Hasidic leaders join public school parents to get more money from Albany

by
Batya Ungar-Sargon
April 30, 2014
East Ramapo Central School District. (News 12 Westchester)
East Ramapo Central School District. (News 12 Westchester)

Yesterday, a Latino pastor, a Haitian reverend, and a lot of Hasidic rabbis walked into a room in Monsey, the ultra-Orthodox enclave outside New York City. Inside were residents and elected officials of East Ramapo, the divided district where ultra-Orthodox Jews and Haitian immigrants, many of them refugees from the 2010 earthquake, have been battling over control of the local schools and, more important, over control of the money to fund them.

They were there to mark the launch of a new initiative, Community United for Formula Change, that would change the way Albany allocates money to districts like East Ramapo’s, where almost two-thirds of children—22,000 of them, mostly Jewish students sent to yeshivas—are enrolled in private schools, while the public schools serve 8,000 predominantly minority children. Parents of children who attend the public schools have accused ultra-Orthodox members of the school board of gutting the district’s programs. But those gathered yesterday said the problem is more basic than that: They simply aren’t getting enough money from the state.

“We are listed as one of the wealthiest districts in the state, and yet we are one of the poorest, so we don’t get state aid equal to what we should,” said Joel Klein, the district’s superintendent. (He is not to be confused with the better-known Joel Klein who served as Michael Bloomberg’s schools chancellor in New York City and is now an executive at News Corp.)

Yehuda Weissmandl, president of the East Ramapo school board, insisted the cuts stemmed from the need to balance the school board’s budget at a time when raising taxes is not supported by anyone in the community. He said that the well-being of the public schools is very important to him. “I care and love everyone’s child, as I would want them to love my own,” he said.
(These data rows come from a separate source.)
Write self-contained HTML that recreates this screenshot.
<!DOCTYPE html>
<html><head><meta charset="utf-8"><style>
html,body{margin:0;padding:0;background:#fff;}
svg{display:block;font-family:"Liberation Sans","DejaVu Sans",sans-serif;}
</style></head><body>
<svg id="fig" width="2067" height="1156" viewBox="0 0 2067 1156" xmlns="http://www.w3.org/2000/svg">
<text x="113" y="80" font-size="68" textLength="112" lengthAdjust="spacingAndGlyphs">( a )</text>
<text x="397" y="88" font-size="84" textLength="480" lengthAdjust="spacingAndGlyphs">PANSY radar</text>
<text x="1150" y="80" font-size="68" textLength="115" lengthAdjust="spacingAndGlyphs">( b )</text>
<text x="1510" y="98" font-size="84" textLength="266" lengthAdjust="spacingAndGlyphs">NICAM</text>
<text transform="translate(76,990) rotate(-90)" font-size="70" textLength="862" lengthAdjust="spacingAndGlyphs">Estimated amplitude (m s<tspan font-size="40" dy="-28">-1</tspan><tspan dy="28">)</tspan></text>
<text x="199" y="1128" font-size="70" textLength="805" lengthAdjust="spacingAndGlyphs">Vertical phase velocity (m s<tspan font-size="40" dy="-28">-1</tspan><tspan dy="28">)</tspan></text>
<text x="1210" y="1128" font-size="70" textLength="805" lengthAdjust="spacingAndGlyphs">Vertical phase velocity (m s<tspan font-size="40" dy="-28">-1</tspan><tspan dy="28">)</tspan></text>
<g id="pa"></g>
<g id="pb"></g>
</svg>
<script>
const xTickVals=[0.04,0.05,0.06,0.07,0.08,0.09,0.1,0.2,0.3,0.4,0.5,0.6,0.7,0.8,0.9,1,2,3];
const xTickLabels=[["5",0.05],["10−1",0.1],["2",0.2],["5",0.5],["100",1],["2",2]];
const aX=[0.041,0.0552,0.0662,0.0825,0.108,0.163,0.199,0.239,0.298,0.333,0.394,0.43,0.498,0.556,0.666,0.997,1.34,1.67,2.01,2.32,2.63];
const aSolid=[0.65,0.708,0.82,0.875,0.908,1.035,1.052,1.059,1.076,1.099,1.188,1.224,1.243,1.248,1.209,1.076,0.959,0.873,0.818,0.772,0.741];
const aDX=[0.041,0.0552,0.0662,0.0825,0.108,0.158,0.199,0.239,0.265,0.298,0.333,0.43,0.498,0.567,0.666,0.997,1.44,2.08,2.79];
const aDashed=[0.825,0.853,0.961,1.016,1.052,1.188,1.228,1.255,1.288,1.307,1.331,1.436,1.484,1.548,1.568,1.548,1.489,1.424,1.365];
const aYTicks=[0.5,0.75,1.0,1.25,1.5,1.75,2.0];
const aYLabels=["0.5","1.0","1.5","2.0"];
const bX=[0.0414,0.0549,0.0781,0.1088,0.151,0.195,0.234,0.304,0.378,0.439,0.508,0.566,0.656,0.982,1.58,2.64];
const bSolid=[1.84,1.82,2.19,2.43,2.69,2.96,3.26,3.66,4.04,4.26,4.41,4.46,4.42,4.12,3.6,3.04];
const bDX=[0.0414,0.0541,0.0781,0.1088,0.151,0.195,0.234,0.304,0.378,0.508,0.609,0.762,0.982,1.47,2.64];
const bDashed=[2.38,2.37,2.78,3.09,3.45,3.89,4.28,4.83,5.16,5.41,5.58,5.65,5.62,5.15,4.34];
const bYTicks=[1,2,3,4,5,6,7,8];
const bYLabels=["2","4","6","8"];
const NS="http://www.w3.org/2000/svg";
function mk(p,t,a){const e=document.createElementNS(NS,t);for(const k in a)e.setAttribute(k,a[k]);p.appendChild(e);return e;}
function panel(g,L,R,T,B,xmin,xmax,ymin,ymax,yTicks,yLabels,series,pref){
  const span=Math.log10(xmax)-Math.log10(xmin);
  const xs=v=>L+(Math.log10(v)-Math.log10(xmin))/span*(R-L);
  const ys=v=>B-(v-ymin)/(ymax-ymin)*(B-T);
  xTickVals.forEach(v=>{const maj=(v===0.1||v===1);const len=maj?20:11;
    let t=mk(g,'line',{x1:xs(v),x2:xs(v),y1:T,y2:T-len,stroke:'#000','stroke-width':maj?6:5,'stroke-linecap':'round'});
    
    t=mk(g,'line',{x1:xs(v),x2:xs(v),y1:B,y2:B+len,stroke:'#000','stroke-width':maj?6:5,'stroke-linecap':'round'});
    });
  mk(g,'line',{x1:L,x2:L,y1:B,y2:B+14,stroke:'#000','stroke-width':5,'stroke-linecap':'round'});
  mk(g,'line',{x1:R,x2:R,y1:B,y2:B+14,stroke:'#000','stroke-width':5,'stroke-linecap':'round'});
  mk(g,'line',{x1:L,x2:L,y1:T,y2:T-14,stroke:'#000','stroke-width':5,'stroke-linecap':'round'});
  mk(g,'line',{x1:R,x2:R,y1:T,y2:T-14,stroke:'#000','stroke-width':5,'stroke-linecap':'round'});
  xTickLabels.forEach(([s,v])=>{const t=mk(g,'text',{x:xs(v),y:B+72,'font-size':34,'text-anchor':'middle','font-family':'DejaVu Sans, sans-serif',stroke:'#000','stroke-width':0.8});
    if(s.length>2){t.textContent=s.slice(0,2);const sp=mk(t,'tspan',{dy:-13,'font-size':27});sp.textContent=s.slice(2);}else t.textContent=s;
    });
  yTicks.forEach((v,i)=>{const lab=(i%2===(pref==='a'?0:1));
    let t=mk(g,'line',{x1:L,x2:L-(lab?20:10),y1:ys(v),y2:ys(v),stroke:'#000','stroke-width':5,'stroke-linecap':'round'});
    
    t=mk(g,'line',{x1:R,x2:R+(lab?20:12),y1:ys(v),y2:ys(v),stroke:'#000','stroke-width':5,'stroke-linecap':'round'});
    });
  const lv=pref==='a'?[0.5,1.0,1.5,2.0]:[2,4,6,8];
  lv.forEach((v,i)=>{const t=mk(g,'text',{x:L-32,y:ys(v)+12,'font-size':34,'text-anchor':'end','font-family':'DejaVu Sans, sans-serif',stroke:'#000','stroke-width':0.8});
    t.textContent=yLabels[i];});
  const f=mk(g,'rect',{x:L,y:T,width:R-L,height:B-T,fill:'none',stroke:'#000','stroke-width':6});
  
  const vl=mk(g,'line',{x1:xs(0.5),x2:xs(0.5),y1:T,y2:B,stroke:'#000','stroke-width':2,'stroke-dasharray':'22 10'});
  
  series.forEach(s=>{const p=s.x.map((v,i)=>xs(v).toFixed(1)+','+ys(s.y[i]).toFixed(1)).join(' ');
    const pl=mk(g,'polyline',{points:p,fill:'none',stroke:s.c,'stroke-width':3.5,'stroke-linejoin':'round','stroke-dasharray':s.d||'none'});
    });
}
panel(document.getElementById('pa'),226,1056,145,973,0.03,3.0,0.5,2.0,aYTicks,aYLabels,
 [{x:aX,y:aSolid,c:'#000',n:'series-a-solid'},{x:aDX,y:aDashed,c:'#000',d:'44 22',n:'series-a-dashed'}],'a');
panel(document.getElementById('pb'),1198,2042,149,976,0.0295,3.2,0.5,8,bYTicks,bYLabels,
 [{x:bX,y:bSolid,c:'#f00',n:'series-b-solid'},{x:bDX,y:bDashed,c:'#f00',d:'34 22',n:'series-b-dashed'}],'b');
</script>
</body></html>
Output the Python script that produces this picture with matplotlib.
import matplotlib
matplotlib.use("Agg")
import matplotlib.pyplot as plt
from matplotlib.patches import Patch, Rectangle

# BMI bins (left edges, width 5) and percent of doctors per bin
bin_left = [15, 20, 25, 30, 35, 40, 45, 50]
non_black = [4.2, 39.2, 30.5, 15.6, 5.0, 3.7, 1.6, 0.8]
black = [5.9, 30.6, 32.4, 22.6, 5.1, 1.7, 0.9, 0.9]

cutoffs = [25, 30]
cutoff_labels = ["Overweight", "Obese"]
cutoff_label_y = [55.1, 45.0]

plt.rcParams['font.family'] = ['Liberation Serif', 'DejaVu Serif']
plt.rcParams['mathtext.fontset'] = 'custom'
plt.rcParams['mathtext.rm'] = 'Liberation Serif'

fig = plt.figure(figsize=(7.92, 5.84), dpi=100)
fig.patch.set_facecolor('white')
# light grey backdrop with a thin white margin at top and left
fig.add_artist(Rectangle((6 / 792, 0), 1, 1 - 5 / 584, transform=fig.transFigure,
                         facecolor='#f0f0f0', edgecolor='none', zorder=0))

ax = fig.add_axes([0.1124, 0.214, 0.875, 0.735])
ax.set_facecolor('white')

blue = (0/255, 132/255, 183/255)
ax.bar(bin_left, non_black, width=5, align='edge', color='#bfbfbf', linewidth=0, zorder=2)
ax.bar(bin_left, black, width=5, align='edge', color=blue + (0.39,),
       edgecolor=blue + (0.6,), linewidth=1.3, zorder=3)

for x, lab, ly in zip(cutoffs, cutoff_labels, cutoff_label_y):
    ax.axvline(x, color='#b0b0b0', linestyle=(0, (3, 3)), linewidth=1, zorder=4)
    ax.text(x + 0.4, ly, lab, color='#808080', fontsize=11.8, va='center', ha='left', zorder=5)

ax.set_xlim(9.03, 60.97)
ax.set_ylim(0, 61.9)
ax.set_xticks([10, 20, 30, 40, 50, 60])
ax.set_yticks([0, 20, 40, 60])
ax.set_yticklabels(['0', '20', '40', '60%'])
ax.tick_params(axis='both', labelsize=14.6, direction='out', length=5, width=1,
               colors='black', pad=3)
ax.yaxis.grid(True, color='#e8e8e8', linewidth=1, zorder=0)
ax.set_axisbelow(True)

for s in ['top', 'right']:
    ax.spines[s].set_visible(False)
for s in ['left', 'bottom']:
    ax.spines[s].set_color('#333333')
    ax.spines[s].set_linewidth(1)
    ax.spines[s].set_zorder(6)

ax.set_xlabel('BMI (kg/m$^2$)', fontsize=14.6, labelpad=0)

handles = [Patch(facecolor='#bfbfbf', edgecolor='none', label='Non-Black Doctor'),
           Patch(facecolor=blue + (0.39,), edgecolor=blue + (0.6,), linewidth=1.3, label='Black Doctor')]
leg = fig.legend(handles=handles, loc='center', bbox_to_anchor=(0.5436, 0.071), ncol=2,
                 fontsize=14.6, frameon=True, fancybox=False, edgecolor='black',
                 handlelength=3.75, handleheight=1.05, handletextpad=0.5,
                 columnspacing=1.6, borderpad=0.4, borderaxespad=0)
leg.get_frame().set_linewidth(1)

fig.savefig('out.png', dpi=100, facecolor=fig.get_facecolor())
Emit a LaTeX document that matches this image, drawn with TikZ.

Religious leaders representing the Haitian and Latino communities welcomed the new initiative. “There’s a lot of division, a lot of fighting, back and forth, communities pinned against each other,” said Juan Pablo Ramirez, who was there representing the Latino Pastor’s Association of Rockland. “I believe we should all be working together for the children.” Jean Claude Dorcelly, a tall Haitian pastor who has lived in East Ramapo for 31 years, agreed. “We should not be fighting,” he said. “We need more money. At least, we need the fair share.”

Brendel Charles attended the meeting as a parent—she has two kids in the public school system—but she is also a councilwoman for the town of Ramapo. Charles says she originally believed the problem was that the ultra-Orthodox members of the board were making decisions without regard to others in the community. “I thought that there could be a possibility that there was something wrong, that there could be a prejudice, of thinking ‘We don’t have to give them that because it doesn’t really matter,’” she said. But her mind was changed when her husband, Bernard, joined the school board. “He realized the problem wasn’t that the school board members weren’t trying to hurt the public school kids,” Charles explained. “He realized the problem is, we don’t have the money.”

She criticized those in her community who have allowed the situation to deteriorate. “It’s become a war,” she said. “It’s become religious against non-religious, black against white, them against us. Their children are getting everything, our children are not.’ And that’s the wrong energy. The color is green. We don’t have enough money. That’s the problem.”

Charles added that she had no patience for those who responded to suspicions of ill-will with anti-Semitism. “Let me tell you what I heard someone say—they said, ‘Well, we want to send the Jews back to Israel,’” she said. “That sounds too much like sending blacks back to Africa. They’re not going anywhere and we’re not going anywhere. So what do we do? Are we going to have a war like the Indians and the cowboys? Or are we going to stand here and work together.? This is the 21st century, we’re supposed to be sophisticated people, we’re supposed to be thinking, not primitive, we’re not going to kill each other and conquer each other. We’re going to live in a democracy, and this republic belongs to all of us.”